Inoltre, per gli investigatori, una parte della merce sarebbe stata "destinata a persone e scopi estranei al contratto, ed in particolare vestiti e scarpe destinati al figlio del primo cittadino, invece che ai migranti".
Nella vicenda sono rimasti coinvolti anche due funzionari della Prefettura di Reggio Calabria, accusati di falso ideologico commesso da pubblico ufficiale, in quanto, "nel corso di un controllo ispettivo al centro di accoglienza finalizzato proprio alla verifica del regolare funzionamento e del corretto impiego dei fondi stanziati dalla Prefettura, avrebbero redatto un verbale falso, nel quale avrebbero omesso di indicare le irregolarità emerse in ordine alla regolarizzazione delle cuoche e alla forniture di alimenti, nonché la mancata manifestazione di interesse per altre cooperativa da parte del Comune, oltre la “Itaca”, direttamente scelta quale unica affidataria".

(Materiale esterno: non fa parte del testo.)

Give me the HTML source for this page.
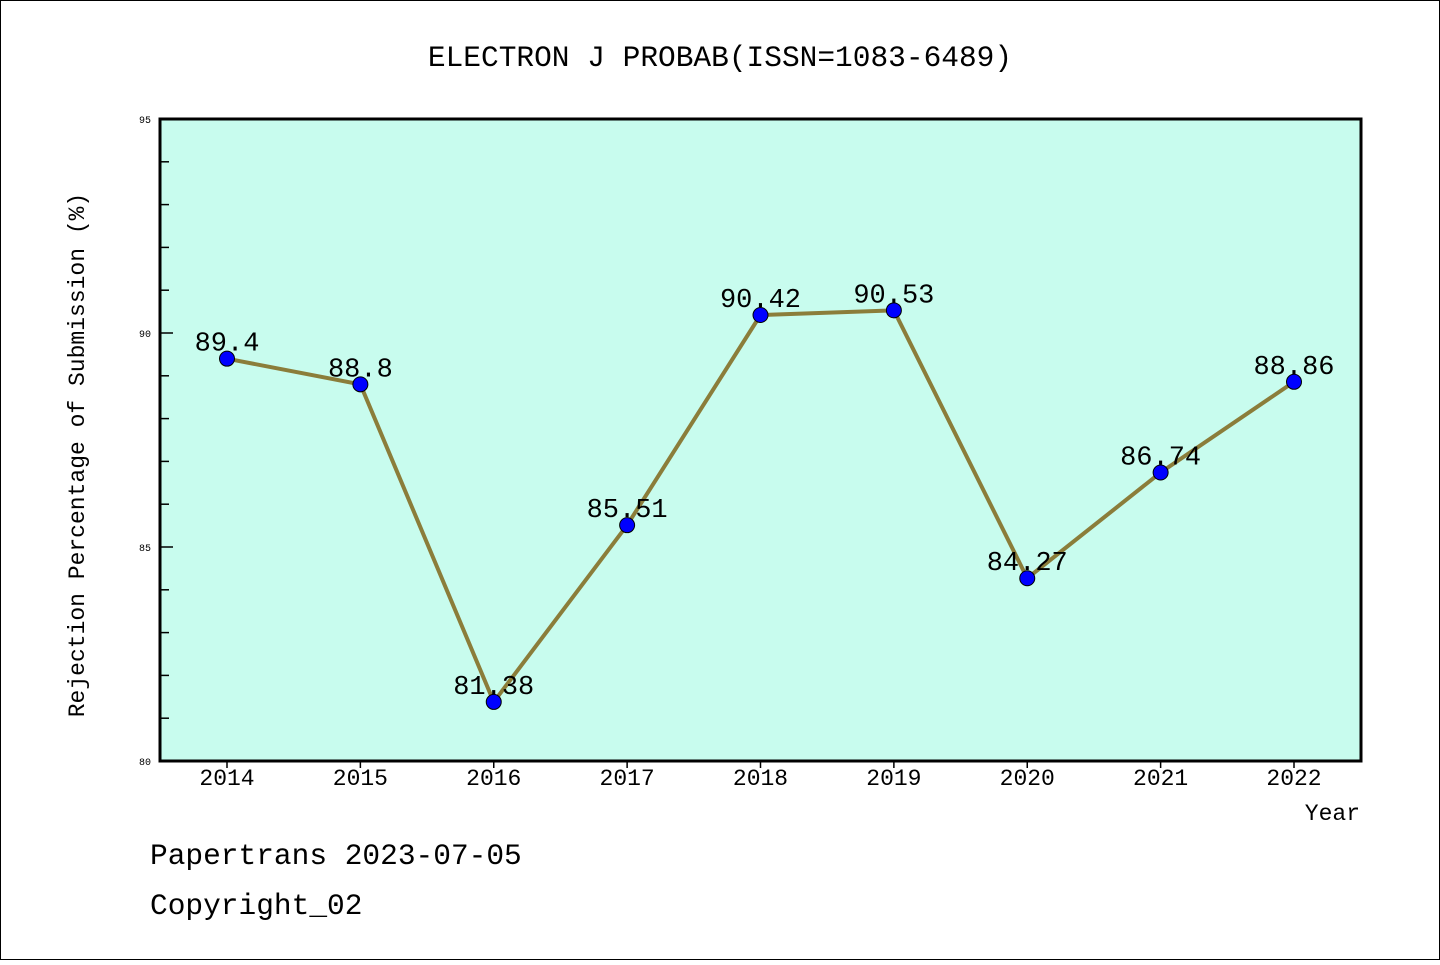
<!DOCTYPE html>
<html><head><meta charset="utf-8"><style>
body{margin:0;background:#fff}
svg text{font-family:"WenQuanYi Zen Hei","Liberation Mono",monospace}
</style></head><body>
<svg width="1440" height="960" xmlns="http://www.w3.org/2000/svg">
<rect x="0.5" y="0.5" width="1439" height="959" fill="#fff" stroke="#000"/>
<text x="720" y="66" font-size="29.5" text-anchor="middle">ELECTRON J PROBAB(ISSN=1083-6489)</text>
<rect x="160" y="119" width="1201" height="642" fill="#c8fcee"/>
<g id="axes"></g>
<g id="marks"></g>
<rect x="160" y="119" width="1201" height="642" fill="none" stroke="#000" stroke-width="3"/>
<text transform="translate(84,455) rotate(-90)" font-size="23" text-anchor="middle">Rejection Percentage of Submission (%)</text>
<text x="1360" y="820" font-size="23" text-anchor="end">Year</text>
<text x="150" y="864" font-size="29.5">Papertrans 2023-07-05</text>
<text x="150" y="914" font-size="29.5">Copyright_02</text>
</svg>
<script>
const years=["2014","2015","2016","2017","2018","2019","2020","2021","2022"];
const rates=[89.4,88.8,81.38,85.51,90.42,90.53,84.27,86.74,88.86];
const rateLabels=["89.4","88.8","81.38","85.51","90.42","90.53","84.27","86.74","88.86"];
const yTicks=[80,85,90,95];
const SVGNS="http://www.w3.org/2000/svg";
const yMin=80,yMax=95,plotTop=119,plotBot=761;
const yS=v=>plotBot-(v-yMin)/(yMax-yMin)*(plotBot-plotTop);
const xS=i=>227+i*(1294-227)/(years.length-1);
function mk(t,a,p){const e=document.createElementNS(SVGNS,t);for(const k in a)e.setAttribute(k,a[k]);p.appendChild(e);return e;}
const ax=document.getElementById('axes'),mg=document.getElementById('marks');
for(let v=yMin;v<=yMax;v++){
 const maj=yTicks.includes(v);
 const l=mk('line',{x1:160,x2:maj?173:169,y1:yS(v),y2:yS(v),stroke:'#000','stroke-width':1.5},ax);
 
 
}
yTicks.forEach(v=>{
 const t=mk('text',{x:151,y:yS(v)+4,'font-size':10,'text-anchor':'end'},ax);t.textContent=v;
 
 
});
years.forEach((yr,i)=>{
 const l=mk('line',{x1:xS(i),x2:xS(i),y1:761,y2:768,stroke:'#000','stroke-width':1.5},ax);
 
 
 const t=mk('text',{x:xS(i),y:785,'font-size':23,'text-anchor':'middle'},ax);t.textContent=yr;
 
 
});
const pl=mk('polyline',{points:rates.map((v,i)=>xS(i)+','+yS(v)).join(' '),fill:'none',stroke:'#8b7d3a','stroke-width':4},mg);


rates.forEach((v,i)=>{
 const c=mk('circle',{cx:xS(i),cy:yS(v),r:7.5,fill:'#0000ff',stroke:'#000','stroke-width':1},mg);
 
 
 const t=mk('text',{x:xS(i),y:yS(v)-8,'font-size':27,'text-anchor':'middle'},mg);t.textContent=rateLabels[i];
 
 
});
</script>
</body></html>
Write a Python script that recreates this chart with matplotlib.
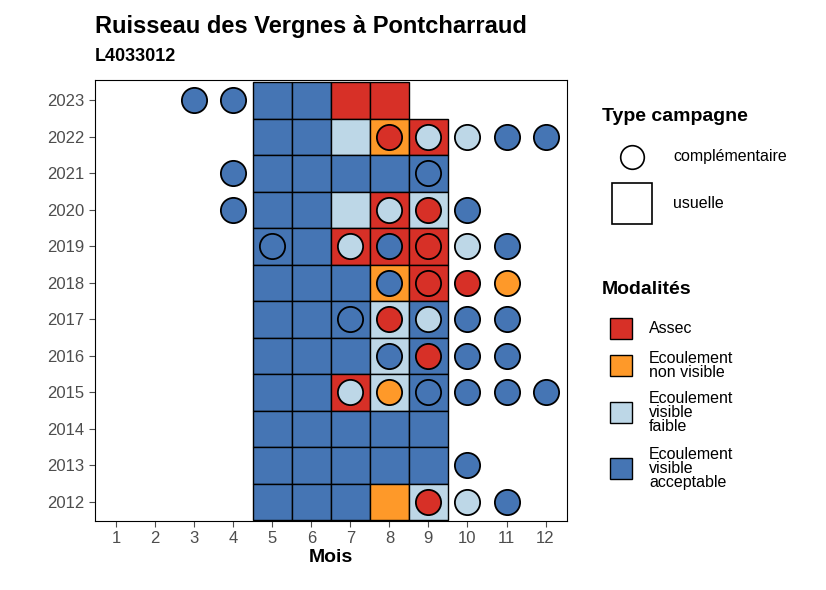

Il centro di accoglienza di Varapodio, che nel corso del tempo ha ospitato diverse decine di immigrati di varia nazionalità è stato chiuso nell’aprile 2018, con il termine della convenzione tra il Comune e la Prefettura di Reggio Calabria.
Secondo quanto fino ad ora ricostruito dai carabinieri della Compagnia di Taurianova e dalla Procura di Palmi, la struttura ha rappresentato un vero e proprio centro di illecito guadagno e di cointeressi, per il consolidamento dei rapporti personali e professionali dei gestori, in particolare del sindaco, e per il rafforzamento della sua influenza politica nel territorio, il tutto con grave danno ai principi del buon andamento, imparzialità, legalità e trasparenza della pubblica amministrazione.